High-performing marketers are obsessed with A/B testing. This obsession is driven by the need to optimize every aspect of their marketing campaigns and improve ROI. But trying to test everything at once with no real plan is overwhelming, leaving many marketers frustrated and without the optimization answers they were searching for.
Instead, your A/B testing should be planned strategically with a combination of smaller continuous changes and bigger optimization experiments that have higher levels of risk involved.
The A/B Tests You Should Always Be Running
Your A/B tests don’t always have to push the boundaries on your marketing and provide dramatic results. The majority of A/B testing involves micro-level experiments with the goal of raising your conversion or click-through rates a few points.
These individual experiments won’t necessarily make you a hero, but the combined impact of these incremental A/B tests over time will boost overall marketing performance and ROI.
Incremental A/B testing should examine one small aspect of your marketing at a time. By testing a single element, you can tie any improvements back to the precise change that drove it. Try testing:
- The color of your call-to-action.
- Your email subject line.
- Different messages depending on the device.
- Using only a “Call Now” button instead of a form on mobile landing pages.
- Different messages or CTAs for specific audiences.
These tests can be done across all of your marketing channels, but should be done in the places where minor performance improvements will have the greatest impact.
High Risk, High Reward A/B Tests
While the majority of your A/B tests might be small scale experiments, marketers can reap huge rewards from more extreme testing. This type of radical A/B testing is a high risk, high reward scenario in which marketers double down on a large-scale change and seek much larger performance improvements.
Successful A/B tests at this magnitude will be immediately noticeable in your marketing reporting and should directly improve ROI.
When there is a particular area of your marketing mix that has been underperforming, such as your demo request page, it’s likely time to double down and fire up a radical A/B test. This typically means a large investment for the marketing team in terms of time and effort, but, as mentioned, these large overhauls also have high returns.

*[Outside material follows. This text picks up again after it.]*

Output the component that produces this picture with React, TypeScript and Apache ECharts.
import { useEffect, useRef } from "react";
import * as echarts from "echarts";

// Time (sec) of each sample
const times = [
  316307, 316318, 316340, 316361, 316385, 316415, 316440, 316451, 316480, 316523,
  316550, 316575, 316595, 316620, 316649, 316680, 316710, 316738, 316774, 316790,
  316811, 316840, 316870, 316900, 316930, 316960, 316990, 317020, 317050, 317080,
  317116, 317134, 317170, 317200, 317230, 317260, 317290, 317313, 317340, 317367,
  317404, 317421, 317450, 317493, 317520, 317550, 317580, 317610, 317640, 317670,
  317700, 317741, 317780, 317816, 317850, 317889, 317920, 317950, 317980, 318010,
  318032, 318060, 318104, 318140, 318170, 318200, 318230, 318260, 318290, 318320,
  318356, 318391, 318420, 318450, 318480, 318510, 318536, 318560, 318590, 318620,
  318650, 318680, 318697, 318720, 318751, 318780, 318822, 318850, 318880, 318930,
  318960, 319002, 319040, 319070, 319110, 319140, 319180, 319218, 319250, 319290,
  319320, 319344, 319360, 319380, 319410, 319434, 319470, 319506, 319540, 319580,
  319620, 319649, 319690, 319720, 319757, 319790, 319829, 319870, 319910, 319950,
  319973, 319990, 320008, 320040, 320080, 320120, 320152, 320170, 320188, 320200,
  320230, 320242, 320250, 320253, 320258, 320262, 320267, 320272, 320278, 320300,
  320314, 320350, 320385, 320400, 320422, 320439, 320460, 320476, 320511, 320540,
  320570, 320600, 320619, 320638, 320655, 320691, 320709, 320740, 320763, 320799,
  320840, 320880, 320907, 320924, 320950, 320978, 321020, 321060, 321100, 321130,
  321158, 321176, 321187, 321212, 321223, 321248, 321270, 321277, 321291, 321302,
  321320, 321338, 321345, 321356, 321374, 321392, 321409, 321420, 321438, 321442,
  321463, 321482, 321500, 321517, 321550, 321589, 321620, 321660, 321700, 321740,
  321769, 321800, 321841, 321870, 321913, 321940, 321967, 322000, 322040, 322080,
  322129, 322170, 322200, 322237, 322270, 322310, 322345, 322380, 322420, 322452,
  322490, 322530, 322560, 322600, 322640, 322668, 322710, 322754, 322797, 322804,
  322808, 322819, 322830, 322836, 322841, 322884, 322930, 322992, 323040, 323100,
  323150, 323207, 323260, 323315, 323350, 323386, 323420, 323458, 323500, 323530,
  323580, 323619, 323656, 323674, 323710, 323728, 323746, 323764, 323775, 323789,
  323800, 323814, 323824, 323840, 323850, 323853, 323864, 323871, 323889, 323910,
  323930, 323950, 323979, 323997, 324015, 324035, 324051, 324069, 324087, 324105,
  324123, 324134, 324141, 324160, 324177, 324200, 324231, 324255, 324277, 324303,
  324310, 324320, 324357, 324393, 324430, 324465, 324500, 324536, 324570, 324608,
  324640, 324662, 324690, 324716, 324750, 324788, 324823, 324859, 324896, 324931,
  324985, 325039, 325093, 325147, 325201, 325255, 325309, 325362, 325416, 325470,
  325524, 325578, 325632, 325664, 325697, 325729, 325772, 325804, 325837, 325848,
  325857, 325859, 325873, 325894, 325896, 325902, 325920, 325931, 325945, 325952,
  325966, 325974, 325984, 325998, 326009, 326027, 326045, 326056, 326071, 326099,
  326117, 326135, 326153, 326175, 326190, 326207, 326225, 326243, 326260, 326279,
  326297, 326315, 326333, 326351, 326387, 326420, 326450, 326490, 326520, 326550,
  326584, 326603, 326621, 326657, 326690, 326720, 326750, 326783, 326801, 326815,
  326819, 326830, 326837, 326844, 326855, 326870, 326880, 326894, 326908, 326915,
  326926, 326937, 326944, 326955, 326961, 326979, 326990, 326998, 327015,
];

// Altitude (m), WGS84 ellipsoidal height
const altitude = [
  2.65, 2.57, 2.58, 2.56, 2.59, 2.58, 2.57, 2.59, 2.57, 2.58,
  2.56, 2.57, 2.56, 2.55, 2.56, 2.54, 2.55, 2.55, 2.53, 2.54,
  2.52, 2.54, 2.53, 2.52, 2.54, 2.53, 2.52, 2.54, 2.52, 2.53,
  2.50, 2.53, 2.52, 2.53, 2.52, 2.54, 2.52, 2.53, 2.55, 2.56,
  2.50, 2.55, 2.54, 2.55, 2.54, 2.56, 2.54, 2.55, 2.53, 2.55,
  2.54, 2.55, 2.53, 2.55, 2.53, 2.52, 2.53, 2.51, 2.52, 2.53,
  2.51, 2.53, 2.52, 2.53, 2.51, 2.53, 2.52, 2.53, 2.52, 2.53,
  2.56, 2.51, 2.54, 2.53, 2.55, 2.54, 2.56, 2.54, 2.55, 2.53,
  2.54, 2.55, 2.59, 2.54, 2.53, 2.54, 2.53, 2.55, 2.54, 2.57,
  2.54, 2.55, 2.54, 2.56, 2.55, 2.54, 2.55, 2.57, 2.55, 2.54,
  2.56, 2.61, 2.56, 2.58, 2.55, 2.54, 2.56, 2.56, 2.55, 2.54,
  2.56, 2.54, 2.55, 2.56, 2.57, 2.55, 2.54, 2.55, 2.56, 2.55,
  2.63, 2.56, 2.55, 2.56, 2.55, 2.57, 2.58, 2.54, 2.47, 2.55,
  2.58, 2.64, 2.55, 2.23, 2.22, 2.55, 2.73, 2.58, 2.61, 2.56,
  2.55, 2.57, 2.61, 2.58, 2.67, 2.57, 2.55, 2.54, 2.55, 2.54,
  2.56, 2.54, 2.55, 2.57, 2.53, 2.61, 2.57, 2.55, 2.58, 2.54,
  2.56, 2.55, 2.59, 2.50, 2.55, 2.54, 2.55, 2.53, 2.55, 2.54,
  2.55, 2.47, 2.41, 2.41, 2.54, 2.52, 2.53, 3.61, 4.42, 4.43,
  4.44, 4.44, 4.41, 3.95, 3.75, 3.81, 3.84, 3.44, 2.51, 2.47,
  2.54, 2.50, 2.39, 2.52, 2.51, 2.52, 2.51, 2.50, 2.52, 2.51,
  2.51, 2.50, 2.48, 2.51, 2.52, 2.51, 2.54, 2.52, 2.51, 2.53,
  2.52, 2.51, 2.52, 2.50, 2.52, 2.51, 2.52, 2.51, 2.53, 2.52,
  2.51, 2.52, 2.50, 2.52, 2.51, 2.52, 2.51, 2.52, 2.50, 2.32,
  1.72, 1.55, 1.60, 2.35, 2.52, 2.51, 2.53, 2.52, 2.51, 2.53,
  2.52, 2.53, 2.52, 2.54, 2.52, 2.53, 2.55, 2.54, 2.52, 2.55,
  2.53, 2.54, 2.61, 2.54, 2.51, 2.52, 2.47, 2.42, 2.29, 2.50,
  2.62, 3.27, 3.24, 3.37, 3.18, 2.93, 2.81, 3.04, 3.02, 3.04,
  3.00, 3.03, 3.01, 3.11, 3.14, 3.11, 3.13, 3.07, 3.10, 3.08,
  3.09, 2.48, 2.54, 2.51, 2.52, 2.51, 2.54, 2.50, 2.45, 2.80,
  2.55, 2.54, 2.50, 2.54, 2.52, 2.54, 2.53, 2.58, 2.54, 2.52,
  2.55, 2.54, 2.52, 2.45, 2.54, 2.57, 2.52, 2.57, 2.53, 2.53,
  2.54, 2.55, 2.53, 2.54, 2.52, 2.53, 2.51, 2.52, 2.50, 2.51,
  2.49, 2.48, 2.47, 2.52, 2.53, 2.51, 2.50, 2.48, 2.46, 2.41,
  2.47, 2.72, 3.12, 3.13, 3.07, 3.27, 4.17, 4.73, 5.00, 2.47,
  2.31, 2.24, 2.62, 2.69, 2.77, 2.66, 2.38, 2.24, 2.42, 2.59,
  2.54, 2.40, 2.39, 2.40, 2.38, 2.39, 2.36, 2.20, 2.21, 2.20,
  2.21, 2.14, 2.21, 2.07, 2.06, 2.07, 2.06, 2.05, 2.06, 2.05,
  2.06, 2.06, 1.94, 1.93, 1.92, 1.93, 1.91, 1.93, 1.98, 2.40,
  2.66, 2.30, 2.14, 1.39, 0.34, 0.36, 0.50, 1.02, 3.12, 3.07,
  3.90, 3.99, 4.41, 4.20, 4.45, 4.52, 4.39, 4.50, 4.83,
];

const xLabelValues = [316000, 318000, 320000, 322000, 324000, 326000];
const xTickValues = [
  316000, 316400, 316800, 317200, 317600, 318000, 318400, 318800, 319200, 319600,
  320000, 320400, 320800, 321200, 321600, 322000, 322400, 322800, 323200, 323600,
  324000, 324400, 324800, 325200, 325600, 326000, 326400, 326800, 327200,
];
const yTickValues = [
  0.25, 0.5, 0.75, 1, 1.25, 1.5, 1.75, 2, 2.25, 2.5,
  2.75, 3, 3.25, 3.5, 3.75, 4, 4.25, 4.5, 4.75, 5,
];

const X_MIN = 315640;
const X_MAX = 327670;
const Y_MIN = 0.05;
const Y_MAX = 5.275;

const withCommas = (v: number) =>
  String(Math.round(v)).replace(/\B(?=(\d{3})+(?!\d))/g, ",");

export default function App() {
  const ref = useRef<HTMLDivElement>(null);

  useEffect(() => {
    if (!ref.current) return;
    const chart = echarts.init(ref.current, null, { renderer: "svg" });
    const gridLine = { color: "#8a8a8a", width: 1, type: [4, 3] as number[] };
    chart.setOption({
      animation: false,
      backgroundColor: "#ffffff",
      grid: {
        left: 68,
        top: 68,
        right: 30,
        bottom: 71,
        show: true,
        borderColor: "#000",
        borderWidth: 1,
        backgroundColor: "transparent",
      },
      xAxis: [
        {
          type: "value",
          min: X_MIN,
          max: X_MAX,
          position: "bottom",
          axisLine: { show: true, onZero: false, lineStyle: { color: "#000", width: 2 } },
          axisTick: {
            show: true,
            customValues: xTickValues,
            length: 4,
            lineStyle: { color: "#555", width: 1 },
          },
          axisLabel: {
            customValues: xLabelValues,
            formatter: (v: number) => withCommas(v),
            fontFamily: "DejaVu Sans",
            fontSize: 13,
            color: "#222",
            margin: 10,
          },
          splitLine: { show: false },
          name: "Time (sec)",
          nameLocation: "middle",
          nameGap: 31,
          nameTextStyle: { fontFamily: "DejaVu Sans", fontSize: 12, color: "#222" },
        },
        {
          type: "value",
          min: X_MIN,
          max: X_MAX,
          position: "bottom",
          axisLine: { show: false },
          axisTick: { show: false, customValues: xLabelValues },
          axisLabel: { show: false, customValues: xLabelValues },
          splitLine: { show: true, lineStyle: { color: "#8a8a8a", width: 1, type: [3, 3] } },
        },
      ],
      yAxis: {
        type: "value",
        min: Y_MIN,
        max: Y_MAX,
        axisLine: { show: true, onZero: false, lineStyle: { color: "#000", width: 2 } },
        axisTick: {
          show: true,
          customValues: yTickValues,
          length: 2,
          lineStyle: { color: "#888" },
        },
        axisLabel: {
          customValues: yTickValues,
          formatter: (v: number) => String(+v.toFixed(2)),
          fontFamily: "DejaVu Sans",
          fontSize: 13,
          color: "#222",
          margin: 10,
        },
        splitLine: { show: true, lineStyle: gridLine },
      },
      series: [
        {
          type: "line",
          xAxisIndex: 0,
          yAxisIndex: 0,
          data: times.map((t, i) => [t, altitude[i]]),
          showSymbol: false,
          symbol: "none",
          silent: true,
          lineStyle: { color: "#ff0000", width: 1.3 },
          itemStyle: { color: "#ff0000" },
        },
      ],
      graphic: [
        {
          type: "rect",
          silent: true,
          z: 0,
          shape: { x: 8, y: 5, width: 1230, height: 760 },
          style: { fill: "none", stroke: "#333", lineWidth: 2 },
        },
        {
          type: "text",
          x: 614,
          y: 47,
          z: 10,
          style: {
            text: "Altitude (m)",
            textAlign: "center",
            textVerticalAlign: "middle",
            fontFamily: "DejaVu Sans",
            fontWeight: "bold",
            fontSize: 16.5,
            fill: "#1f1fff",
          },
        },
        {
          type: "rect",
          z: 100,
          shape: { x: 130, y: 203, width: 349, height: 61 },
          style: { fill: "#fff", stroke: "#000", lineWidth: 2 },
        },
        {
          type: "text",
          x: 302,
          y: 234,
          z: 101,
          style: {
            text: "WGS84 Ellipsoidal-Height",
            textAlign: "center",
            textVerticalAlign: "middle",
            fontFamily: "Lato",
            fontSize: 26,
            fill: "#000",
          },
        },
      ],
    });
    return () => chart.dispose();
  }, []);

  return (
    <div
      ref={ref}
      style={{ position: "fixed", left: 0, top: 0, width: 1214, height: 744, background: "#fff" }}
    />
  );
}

Radical tests should occur in places that are absolutely crucial to your customer journey and have the greatest potential for improvement. This can mean testing something as critical as an entirely new homepage or something a bit less extreme like your email template. If the A/B test on your homepage goes well it can result in more people staying on your site, driving more site exploration and higher conversions. A better email template will have more people reading your emails and clicking through to your website.

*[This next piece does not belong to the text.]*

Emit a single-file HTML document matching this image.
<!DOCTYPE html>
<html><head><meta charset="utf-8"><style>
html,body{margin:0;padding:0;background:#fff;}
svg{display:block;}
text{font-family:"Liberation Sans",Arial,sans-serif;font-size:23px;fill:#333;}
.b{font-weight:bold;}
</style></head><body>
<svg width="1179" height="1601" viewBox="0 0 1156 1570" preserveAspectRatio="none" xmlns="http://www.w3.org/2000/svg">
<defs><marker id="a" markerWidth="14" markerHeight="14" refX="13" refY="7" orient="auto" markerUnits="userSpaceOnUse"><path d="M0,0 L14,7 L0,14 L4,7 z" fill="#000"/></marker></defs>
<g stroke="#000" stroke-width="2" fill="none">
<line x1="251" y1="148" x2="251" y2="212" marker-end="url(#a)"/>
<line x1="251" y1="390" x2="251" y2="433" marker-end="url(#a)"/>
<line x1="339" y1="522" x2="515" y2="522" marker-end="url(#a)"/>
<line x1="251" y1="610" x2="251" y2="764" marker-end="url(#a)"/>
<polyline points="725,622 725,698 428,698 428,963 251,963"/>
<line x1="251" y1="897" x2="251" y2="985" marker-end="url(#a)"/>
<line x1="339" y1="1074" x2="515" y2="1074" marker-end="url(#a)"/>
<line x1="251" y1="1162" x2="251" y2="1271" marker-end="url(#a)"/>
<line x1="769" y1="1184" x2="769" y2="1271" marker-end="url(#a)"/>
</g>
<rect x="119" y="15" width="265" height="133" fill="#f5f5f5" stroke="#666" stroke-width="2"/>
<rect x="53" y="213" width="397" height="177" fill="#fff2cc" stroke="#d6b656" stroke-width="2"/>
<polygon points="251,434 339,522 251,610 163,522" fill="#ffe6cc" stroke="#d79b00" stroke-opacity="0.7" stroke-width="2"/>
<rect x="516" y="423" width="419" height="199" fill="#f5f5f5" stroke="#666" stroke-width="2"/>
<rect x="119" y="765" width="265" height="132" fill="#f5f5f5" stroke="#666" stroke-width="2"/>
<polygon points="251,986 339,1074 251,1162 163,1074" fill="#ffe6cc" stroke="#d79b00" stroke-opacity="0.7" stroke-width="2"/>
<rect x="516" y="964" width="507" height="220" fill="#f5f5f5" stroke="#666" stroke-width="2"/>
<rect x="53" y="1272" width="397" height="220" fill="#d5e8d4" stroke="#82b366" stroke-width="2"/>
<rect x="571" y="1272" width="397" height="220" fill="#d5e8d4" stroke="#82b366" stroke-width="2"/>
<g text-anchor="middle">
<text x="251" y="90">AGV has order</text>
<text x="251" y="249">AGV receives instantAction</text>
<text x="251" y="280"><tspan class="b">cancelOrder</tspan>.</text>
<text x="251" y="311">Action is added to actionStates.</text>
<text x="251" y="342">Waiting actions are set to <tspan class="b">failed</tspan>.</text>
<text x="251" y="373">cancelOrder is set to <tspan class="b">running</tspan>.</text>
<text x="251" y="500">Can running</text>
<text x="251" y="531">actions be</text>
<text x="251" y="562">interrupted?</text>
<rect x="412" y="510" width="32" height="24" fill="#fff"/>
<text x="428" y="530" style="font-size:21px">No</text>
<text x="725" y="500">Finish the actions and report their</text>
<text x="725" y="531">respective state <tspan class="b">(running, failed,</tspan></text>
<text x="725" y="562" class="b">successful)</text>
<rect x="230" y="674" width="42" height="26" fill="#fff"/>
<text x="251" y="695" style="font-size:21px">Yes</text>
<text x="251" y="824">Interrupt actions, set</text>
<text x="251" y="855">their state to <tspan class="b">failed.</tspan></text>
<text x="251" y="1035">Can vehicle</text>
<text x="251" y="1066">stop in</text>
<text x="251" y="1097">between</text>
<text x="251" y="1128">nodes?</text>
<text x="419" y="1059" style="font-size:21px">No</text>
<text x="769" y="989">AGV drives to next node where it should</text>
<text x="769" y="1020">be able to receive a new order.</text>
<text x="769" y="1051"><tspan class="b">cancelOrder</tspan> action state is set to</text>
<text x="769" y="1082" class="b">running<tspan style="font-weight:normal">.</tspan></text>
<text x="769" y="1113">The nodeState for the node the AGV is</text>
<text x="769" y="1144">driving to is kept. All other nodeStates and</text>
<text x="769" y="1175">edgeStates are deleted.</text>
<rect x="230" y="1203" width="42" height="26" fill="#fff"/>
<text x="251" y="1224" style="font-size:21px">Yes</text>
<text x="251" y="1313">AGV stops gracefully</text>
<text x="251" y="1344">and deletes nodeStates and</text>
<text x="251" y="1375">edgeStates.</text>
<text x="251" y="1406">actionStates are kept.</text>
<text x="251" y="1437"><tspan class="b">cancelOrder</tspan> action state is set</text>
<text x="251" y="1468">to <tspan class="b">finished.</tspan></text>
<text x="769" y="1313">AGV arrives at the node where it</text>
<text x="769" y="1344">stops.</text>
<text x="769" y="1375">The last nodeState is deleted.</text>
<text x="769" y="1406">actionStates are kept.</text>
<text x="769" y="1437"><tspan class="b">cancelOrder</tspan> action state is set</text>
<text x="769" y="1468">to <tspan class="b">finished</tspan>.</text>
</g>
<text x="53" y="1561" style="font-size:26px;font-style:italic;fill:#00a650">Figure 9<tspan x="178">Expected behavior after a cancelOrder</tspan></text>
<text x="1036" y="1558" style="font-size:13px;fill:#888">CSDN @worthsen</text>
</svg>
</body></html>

But the inverse is also possible. Risks can include a negative effect on overall performance, inefficient use of marketing resources, and the inability to pinpoint a single element responsible for the poor performance.
The big risks from radical changes mean they should only be attempted periodically, while a steady stream of incremental tests are run to continuously boost performance across the board.
Evaluating the Results of Your A/B Tests
At the end of the day, proving the winning variation that has superior performance is all about the data that comes out of your A/B tests. But if you wait until the test is over to determine what superior performance means to you, it’s too late.
Marketers need to strictly define ahead of time how each A/B test will be scored. This means choosing the metrics that will be measured and the statistical significance needed for valid results.
A/B testing is most commonly used for conversion rate optimization, but the conversions marketers include are usually only online interactions like form fills. With smartphones becoming the prominent means of accessing the internet, measuring online conversions alone is no longer sufficient.
To supplement online conversion tracking, marketers need call attribution technology to account for the 130 billion phone calls US businesses will receive from mobile marketing this year. With the growth of inbound calls, marketers can no longer afford to ignore calls as a conversion when running A/B tests.